NOTE: I am in high school Calculus, and we have not yet covered integration. That being said, I have some limited familiarity with the notation for indefinite integrals (which I understand to be the same as anti-derivatives?), so as long as you're careful to explain things and use precise language, I suppose I'm fine with using integrals in any answers.

Answer 1

Remember that functions that differ by a constant have the same derivative (the converse is also true on intervals: if $f'(x) = g'(x)$ for all $x$ on an interval, then $g(x) = f(x)+C$ for some constant $C$).

That means that given any function $f(x)$, if there is one antiderivative then there are infinitely many: because if $F(x)$ is an antiderivative, then so is $F(x)+C$ for any constant $C$, and there are infinitely many choices of $C$.

Now notice that $\ln(x)$ and $\ln(kx)$ actually differ by a constant: the properties of the logarithm give you that $\ln(kx) = \ln(k)+\ln(x) =\ln(x)+C$, with $C=\ln(k)$. That's why $\ln(2x)$ is also an antiderivative for $\frac{1}{x}$ on $(0,\infty)$.

Answer 2

Every function that has an anti derivative has infinitely many antiderivatives. Let $f(x)$ be a function with an antiderivative $F(x)$. Then every antiderivative of $f(x)$ is of the form $F(x)+C$ for some constant $C$.

But wait, $\ln|2x|$ doesn't appear to be of the form $\ln|x|+C$! But in fact it is of this form. Using properties of the logarithm we see: \begin{align*} \ln|2x|=\ln(2|x|) = \ln(2)+\ln|x| \end{align*} so this is of the form $\ln|x|+C$ with $C=\ln(2)$.
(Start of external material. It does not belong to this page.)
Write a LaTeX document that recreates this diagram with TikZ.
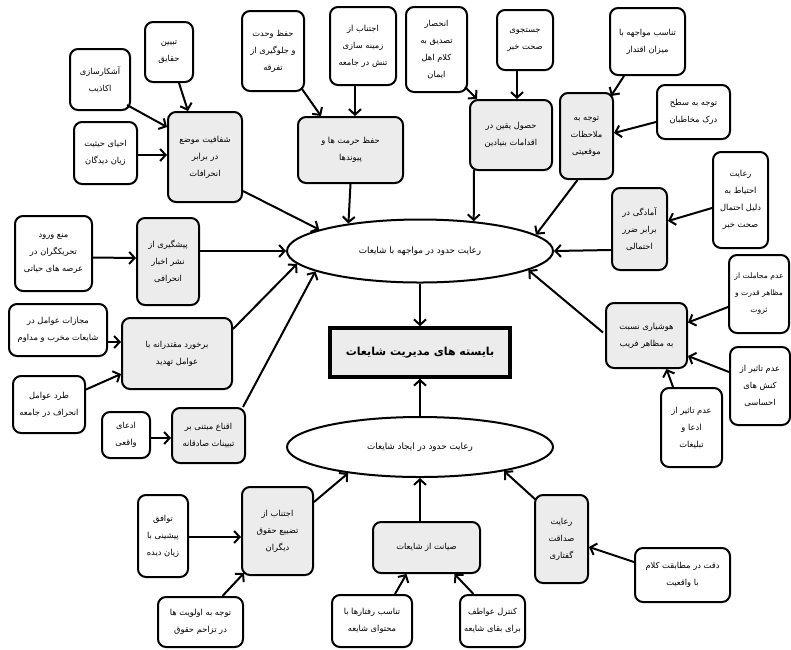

It follows that $\ln|2x|+C$ is also an antiderivative of $\frac{1}{x}$. It can be re-written as: $$\ln|2x|+C=\ln|x|+(\ln 2+ C)$$ or as: $$\ln|2x|+\ln(e^C) = \ln|2x\cdot e^C| = \ln|(2e^C)x|.$$

The logarithm is a bit of a funny function in that multiplying the argument $x$ by a constant (i.e., squishing or stretching the function horizontally) is the same as translating it vertically by a constant. It seems very counterintuitive that these two actions could result in the same function, but it all boils down to the fact that $\ln(ab)=\ln(a)+\ln(b)$.